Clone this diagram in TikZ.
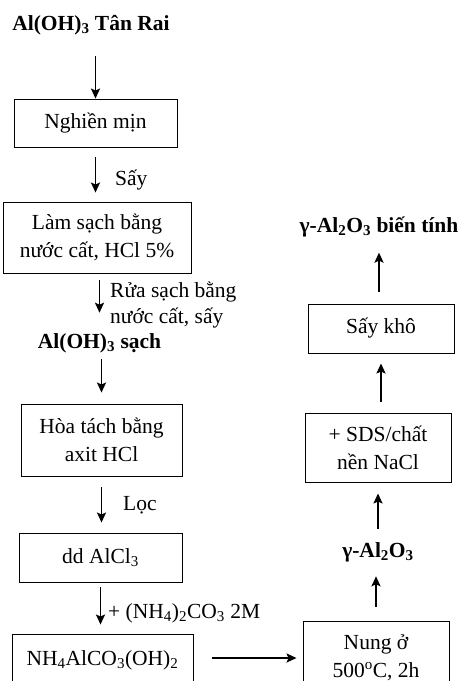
\documentclass[tikz,border=0pt]{standalone}
\usepackage{fontspec}
\setmainfont{Liberation Serif}
\usetikzlibrary{arrows.meta}
\newcommand{\sbs}[1]{\textsubscript{#1}}
\newcommand{\sps}[1]{\textsuperscript{#1}}
\tikzset{
  stepbox/.style={draw=black, line width=0.9pt, align=center, inner sep=0pt},
  flow/.style={-{Stealth[length=10pt,width=9pt,inset=2pt]}, line width=1.9pt},
  lbl/.style={anchor=west, align=left, inner sep=0pt},
}
\begin{document}
\begin{tikzpicture}[x=1pt, y=-1pt, font=\fontsize{21.5}{28}\selectfont]
    \useasboundingbox (0,0) rectangle (459,681);
    \clip (0,0) rectangle (459,681);
    % left column
    \node[font=\fontsize{21.5}{28}\selectfont\bfseries] (raw) at (91,25) {Al(OH)\sbs{3} Tân Rai};
    \node[stepbox, minimum width=163, minimum height=48] (nghien) at (95.5,123) {Nghiền mịn};
    \node[stepbox, minimum width=188, minimum height=71] (lamsach) at (97,237.5) {Làm sạch bằng\\nước cất, HCl 5\%};
    \node[font=\fontsize{21.5}{28}\selectfont\bfseries] (clean) at (99.5,343) {Al(OH)\sbs{3} sạch};
    \node[stepbox, minimum width=161, minimum height=72] (hoatach) at (101.5,440) {Hòa tách bằng\\axit HCl};
    \node[stepbox, minimum width=163, minimum height=49] (alcl) at (100.5,557.5) {dd AlCl\sbs{3}};
    \node[stepbox, minimum width=181, minimum height=52] (nh4) at (102.5,660) {NH\sbs{4}AlCO\sbs{3}(OH)\sbs{2}};
    % right column
    \node[stepbox, minimum width=146, minimum height=73] (nung) at (376,657.5) {Nung ở\\500\sps{o}C, 2h};
    \node[font=\fontsize{21.5}{28}\selectfont\bfseries] (gamma) at (378,552) {γ-Al\sbs{2}O\sbs{3}};
    \node[stepbox, minimum width=146, minimum height=69] (sds) at (378,447.5) {+ SDS/chất\\nền NaCl};
    \node[stepbox, minimum width=146, minimum height=49] (saykho) at (381,328.5) {Sấy khô};
    \node[font=\fontsize{21.5}{28}\selectfont\bfseries] (final) at (379,227) {γ-Al\sbs{2}O\sbs{3} biến tính};
    % arrows down
    \draw[flow, shorten <=18pt] (raw.south -| nghien.north) -- (nghien.north);
    \draw[flow, shorten <=10pt, shorten >=9pt] (nghien.south) -- (nghien.south |- lamsach.north);
    \draw[flow, shorten <=7pt, shorten >=17pt] (clean.north |- lamsach.south) -- (clean.north);
    \draw[flow, shorten <=3pt, shorten >=11pt] (clean.south -| hoatach.north) -- (hoatach.north);
    \draw[flow, shorten <=11pt, shorten >=10pt] (hoatach.south) -- (hoatach.south |- alcl.north);
    \draw[flow, shorten <=5pt, shorten >=9pt] (alcl.south) -- (alcl.south |- nh4.north);
    \draw[flow, shorten <=19pt, shorten >=6pt] (nh4.east |- 0,658) -- (nung.west |- 0,658);
    % arrows up
    \draw[flow, shorten <=14pt, shorten >=11pt] (nung.north) -- (nung.north |- gamma.south);
    \draw[flow, shorten <=10pt, shorten >=11pt] (gamma.north) -- (gamma.north |- sds.south);
    \draw[flow, shorten <=11pt, shorten >=10pt] (sds.north -| saykho.south) -- (saykho.south);
    \draw[flow, shorten <=12pt, shorten >=12pt] (saykho.north -| final.south) -- (final.south);
    % labels
    \node[lbl] (say) at (115,180) {Sấy};
    \node[lbl, font=\fontsize{21.5}{26}\selectfont] (rua) at (110,305) {Rửa sạch bằng\\nước cất, sấy};
    \node[lbl] (loc) at (123,505) {Lọc};
    \node[lbl] (amoni) at (108,613) {+ (NH\sbs{4})\sbs{2}CO\sbs{3} 2M};
\end{tikzpicture}
\end{document}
********
AIM:
Write out each line again precisely as it appears, skipping every picture.

FULL RESPONSE:
Clone this diagram in TikZ.
\documentclass[tikz,border=0pt]{standalone}
\usepackage{fontspec}
\setmainfont{Liberation Serif}
\usetikzlibrary{arrows.meta}
\newcommand{\sbs}[1]{\textsubscript{#1}}
\newcommand{\sps}[1]{\textsuperscript{#1}}
\tikzset{
  stepbox/.style={draw=black, line width=0.9pt, align=center, inner sep=0pt},
  flow/.style={-{Stealth[length=10pt,width=9pt,inset=2pt]}, line width=1.9pt},
  lbl/.style={anchor=west, align=left, inner sep=0pt},
}
\begin{document}
\begin{tikzpicture}[x=1pt, y=-1pt, font=\fontsize{21.5}{28}\selectfont]
    \useasboundingbox (0,0) rectangle (459,681);
    \clip (0,0) rectangle (459,681);
    % left column
    \node[font=\fontsize{21.5}{28}\selectfont\bfseries] (raw) at (91,25) {Al(OH)\sbs{3} Tân Rai};
    \node[stepbox, minimum width=163, minimum height=48] (nghien) at (95.5,123) {Nghiền mịn};
    \node[stepbox, minimum width=188, minimum height=71] (lamsach) at (97,237.5) {Làm sạch bằng\\nước cất, HCl 5\%};
    \node[font=\fontsize{21.5}{28}\selectfont\bfseries] (clean) at (99.5,343) {Al(OH)\sbs{3} sạch};
    \node[stepbox, minimum width=161, minimum height=72] (hoatach) at (101.5,440) {Hòa tách bằng\\axit HCl};
    \node[stepbox, minimum width=163, minimum height=49] (alcl) at (100.5,557.5) {dd AlCl\sbs{3}};
    \node[stepbox, minimum width=181, minimum height=52] (nh4) at (102.5,660) {NH\sbs{4}AlCO\sbs{3}(OH)\sbs{2}};
    % right column
    \node[stepbox, minimum width=146, minimum height=73] (nung) at (376,657.5) {Nung ở\\500\sps{o}C, 2h};
    \node[font=\fontsize{21.5}{28}\selectfont\bfseries] (gamma) at (378,552) {γ-Al\sbs{2}O\sbs{3}};
    \node[stepbox, minimum width=146, minimum height=69] (sds) at (378,447.5) {+ SDS/chất\\nền NaCl};
    \node[stepbox, minimum width=146, minimum height=49] (saykho) at (381,328.5) {Sấy khô};
    \node[font=\fontsize{21.5}{28}\selectfont\bfseries] (final) at (379,227) {γ-Al\sbs{2}O\sbs{3} biến tính};
    % arrows down
    \draw[flow, shorten <=18pt] (raw.south -| nghien.north) -- (nghien.north);
    \draw[flow, shorten <=10pt, shorten >=9pt] (nghien.south) -- (nghien.south |- lamsach.north);
    \draw[flow, shorten <=7pt, shorten >=17pt] (clean.north |- lamsach.south) -- (clean.north);
    \draw[flow, shorten <=3pt, shorten >=11pt] (clean.south -| hoatach.north) -- (hoatach.north);
    \draw[flow, shorten <=11pt, shorten >=10pt] (hoatach.south) -- (hoatach.south |- alcl.north);
    \draw[flow, shorten <=5pt, shorten >=9pt] (alcl.south) -- (alcl.south |- nh4.north);
    \draw[flow, shorten <=19pt, shorten >=6pt] (nh4.east |- 0,658) -- (nung.west |- 0,658);
    % arrows up
    \draw[flow, shorten <=14pt, shorten >=11pt] (nung.north) -- (nung.north |- gamma.south);
    \draw[flow, shorten <=10pt, shorten >=11pt] (gamma.north) -- (gamma.north |- sds.south);
    \draw[flow, shorten <=11pt, shorten >=10pt] (sds.north -| saykho.south) -- (saykho.south);
    \draw[flow, shorten <=12pt, shorten >=12pt] (saykho.north -| final.south) -- (final.south);
    % labels
    \node[lbl] (say) at (115,180) {Sấy};
    \node[lbl, font=\fontsize{21.5}{26}\selectfont] (rua) at (110,305) {Rửa sạch bằng\\nước cất, sấy};
    \node[lbl] (loc) at (123,505) {Lọc};
    \node[lbl] (amoni) at (108,613) {+ (NH\sbs{4})\sbs{2}CO\sbs{3} 2M};
\end{tikzpicture}
\end{document}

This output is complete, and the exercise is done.